What Do You Need For Bow Hunting?

Bowhunting is hunting with a bow (the name pretty much gives it away), and it is something that has been done for thousands of years, and that has now also become a sort of sporting activity. Essentially, it is hunting game animals through archery, with the use of a bow. 

If you’re new at bowhunting and are just recently getting into this type of activity, then you’re probably worried about having the right gear, and setting up things in the right way so that you can start off on a good foot. 

When you get told the basic list of essentials for bowhunting, it can become quite overwhelming, as there is a lot more gear than people believe at first. Of course, some gear is optional to improve the bowhunting, and will depend on your preference. But we will just include the essentials we consider necessary for bowhunting, especially for those that are at a beginner level. 

What do you need for bow hunting

Because it is quite a lot of gear, and you might not be able to buy it all at once, we’ve divided everything into three different groups. Group one is the most important, and once you have all the items listed there, you can move on to group two, and so on.

Basically, group one is most essential, group two is somewhat essential, and group three is better described as basic gear that will come in very handy. 

Let’s get right into it! 

Group 1: hunting bow necessities:

These are the most important gear items that you will need before you begin to bowhunt, and they are by far the ones you should prioritize getting. 

  • Bow:

You can’t go bow hunting without a bow, so it makes sense for this to be the number one top essential item that you need! 

  • Fletched arrows:

These are the types of arrows used in bowhunting

  • Quiver:

A quiver is a container for holding arrows in. It can be slung over a shoulder, carried on your back, attached to a belt at your waist, or simply left on the ground. 

  • Release:

The release is a mechanical device used with compound bows to help hold and release the string, aiding you in your archery. 

  • Sight:

The sight is a piece added to the bow to aid you with your aim, which is pretty important when hunting for game. 

  • Rest:

This is a piece added to the bow that allows you to rest the arrow, allowing for a better consistency for every arrow that you notch, so that they are all in the same adjusted position. 

  • D-loop:

This is a piece of cord attached to the bowstring which forms a D shape surrounding the arrow. It is the point of connection for archery release. 

  • Peep sight:

A peep sight acts as the back sight, helping with the alignment of the eye with the scope. 

  • Field points:

These are used for target practice, which you will be doing a lot of when learning to bowhunt. 

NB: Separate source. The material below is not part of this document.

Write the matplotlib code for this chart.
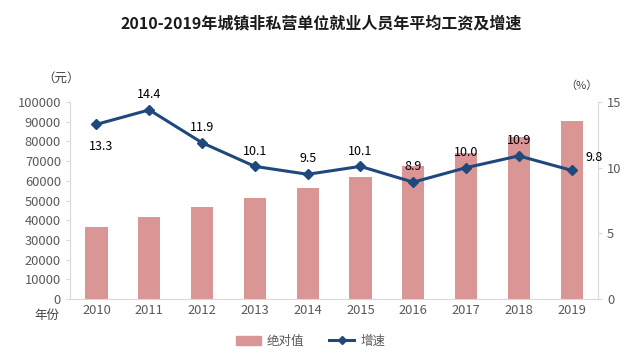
import matplotlib
matplotlib.use("Agg")
import matplotlib.pyplot as plt
from matplotlib.lines import Line2D
from matplotlib.patches import Patch

plt.rcParams['font.family'] = ['Noto Sans CJK SC', 'DejaVu Sans']

years = ['2010', '2011', '2012', '2013', '2014', '2015', '2016', '2017', '2018', '2019']
wages = [36539, 41799, 46769, 51483, 56360, 62029, 67569, 74318, 82413, 90501]
growth = [13.3, 14.4, 11.9, 10.1, 9.5, 10.1, 8.9, 10.0, 10.9, 9.8]
left_ticks = [0, 10000, 20000, 30000, 40000, 50000, 60000, 70000, 80000, 90000, 100000]
right_ticks = [0, 5, 10, 15]

bar_color = '#D99694'
line_color = '#1F497D'
tick_color = '#595959'
spine_color = '#D9D9D9'

fig = plt.figure(figsize=(6.43, 3.63), dpi=100)
ax = fig.add_axes([0.109, 0.176, 0.821, 0.543])
x = list(range(len(years)))
ax.bar(x, wages, width=0.42, color=bar_color, zorder=2)
ax.set_xlim(-0.5, len(years) - 0.5)
ax.set_ylim(0, 100000)
ax.set_yticks(left_ticks)
ax.set_yticklabels([str(t) for t in left_ticks])
ax.set_xticks(x)
ax.set_xticklabels(years)
ax.tick_params(axis='both', colors=tick_color, labelsize=9.3, length=0)
ax.tick_params(axis='y', length=3, color=spine_color)
for s in ['top', 'right']:
    ax.spines[s].set_visible(False)
for s in ['left', 'bottom']:
    ax.spines[s].set_color(spine_color)

ax2 = ax.twinx()
ax2.plot(x, growth, color=line_color, lw=2.2, marker='D', ms=5, zorder=3)
ax2.set_ylim(0, 15)
ax2.set_yticks(right_ticks)
ax2.tick_params(axis='y', colors=tick_color, labelsize=9.3, length=3)
ax2.tick_params(axis='y', color=spine_color)
for s in ['top', 'left', 'bottom']:
    ax2.spines[s].set_visible(False)
ax2.spines['right'].set_color(spine_color)

for i, g in enumerate(growth):
    if i == 0:
        ax2.annotate(f'{g:.1f}', (i, g), xytext=(3, -16), textcoords='offset points',
                     ha='center', va='center', fontsize=9, color='#000000')
    elif i == len(growth) - 1:
        ax2.annotate(f'{g:.1f}', (i, g), xytext=(16, 9), textcoords='offset points',
                     ha='center', va='center', fontsize=9, color='#000000')
    else:
        ax2.annotate(f'{g:.1f}', (i, g), xytext=(0, 11), textcoords='offset points',
                     ha='center', va='center', fontsize=9, color='#000000')

fig.text(0.5, 0.935, '2010-2019年城镇非私营单位就业人员年平均工资及增速', ha='center', va='center',
         fontsize=11.5, fontweight='bold', color='#1a1a1a')
fig.text(0.095, 0.785, '（元）', ha='center', va='center', fontsize=9, color='#404040')
fig.text(0.905, 0.765, '（%）', ha='center', va='center', fontsize=8, color='#404040')
fig.text(0.073, 0.132, '年份', ha='center', va='center', fontsize=9, color='#404040')

handles = [Patch(color=bar_color, label='绝对值'),
           Line2D([0], [0], color=line_color, lw=2.2, marker='D', ms=4, label='增速')]
fig.legend(handles=handles, loc='center', bbox_to_anchor=(0.483, 0.06), ncol=2, frameon=False,
           fontsize=9, handlelength=2.0, handletextpad=0.5, columnspacing=2.0,
           labelcolor='#595959')

fig.savefig('out.png', dpi=100)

Group 2: additional necessities and tools:

These items of gear are also very important, but you can begin bowhunting without them, meaning you can add them to your inventory as you go along and get better. (In the meanwhile, if needed, you could borrow them from a friend or other)

  • Target:

A target is what is used for practicing any form of archery, including bowhunting. Targets come in many sizes and shapes, and you should choose one suitable to the type of skills you want to develop and train. 

  • Bow case:

Keeping your bow safe when not in use is very important, as well as having a way of carrying it around without it getting damaged. So a bow case is a pretty important item! 

  • Bow sling:

A bow sling helps you to stop dropping the bow, and it also allows for a more relaxed grip, helping you achieve better consistent shots. 

  • Rangefinder:

A rangefinder is a very useful accessory in bowhunting, as it helps you determine the distance and range of a specific target, so that you can take that into account when aiming. 

  • Stabilizer:

A stabilizer reduces the vibration of the bow when an arrow is released, stabilizing the bow. 

Group 3: basic hunting gear you will want 

We won’t go into detail explaining these items, as they are pretty basic when it comes to hunting of all sorts. But basically, they are things that you will eventually want if you regularly go bowhunting and get properly into it. 

  • Treestand
  • Ground blind
  • Camo clothing
  • Hunting boots
  • Backpack
  • Knife
  • Hunting license
  • Hunting regulations guide

Is it hard to bow hunt?

Once you have all of the gear ready, or at the very least the essentials of the gear, then you are ready to start bowhunting. But here is the question most beginners ask; is it hard to bow hunt? 

We’re not going to lie, bow hunting can be pretty trickier. If you’re going for traditional bow hunting, it is around 4000 times harder than rifle hunting, just so that you get a good perspective. And even if you use modern compound bows which make the job easier, hunting with a bow is still incredibly hard, and the success rate is pretty low. 

However, most of the satisfaction with bow hunting isn’t successfully hunting a game animal down (although that is ultimately the goal and what you are aiming for), it is the slow improvements and getting better day by day. 

Bow hunting takes a lot of skill, and if you’re a complete beginner you’re going to have a long journey ahead of you. You will have to get used to using muscles you’ve never used before, and you will have to learn to use a bow, as well as how to aim and many more.

This is why target practice will become your absolute best friend. Until you can aim, trying to hunt down an animal is going to be pretty difficult, and you would just end up scaring the prey away rather than managing to shoot it down with the arrow.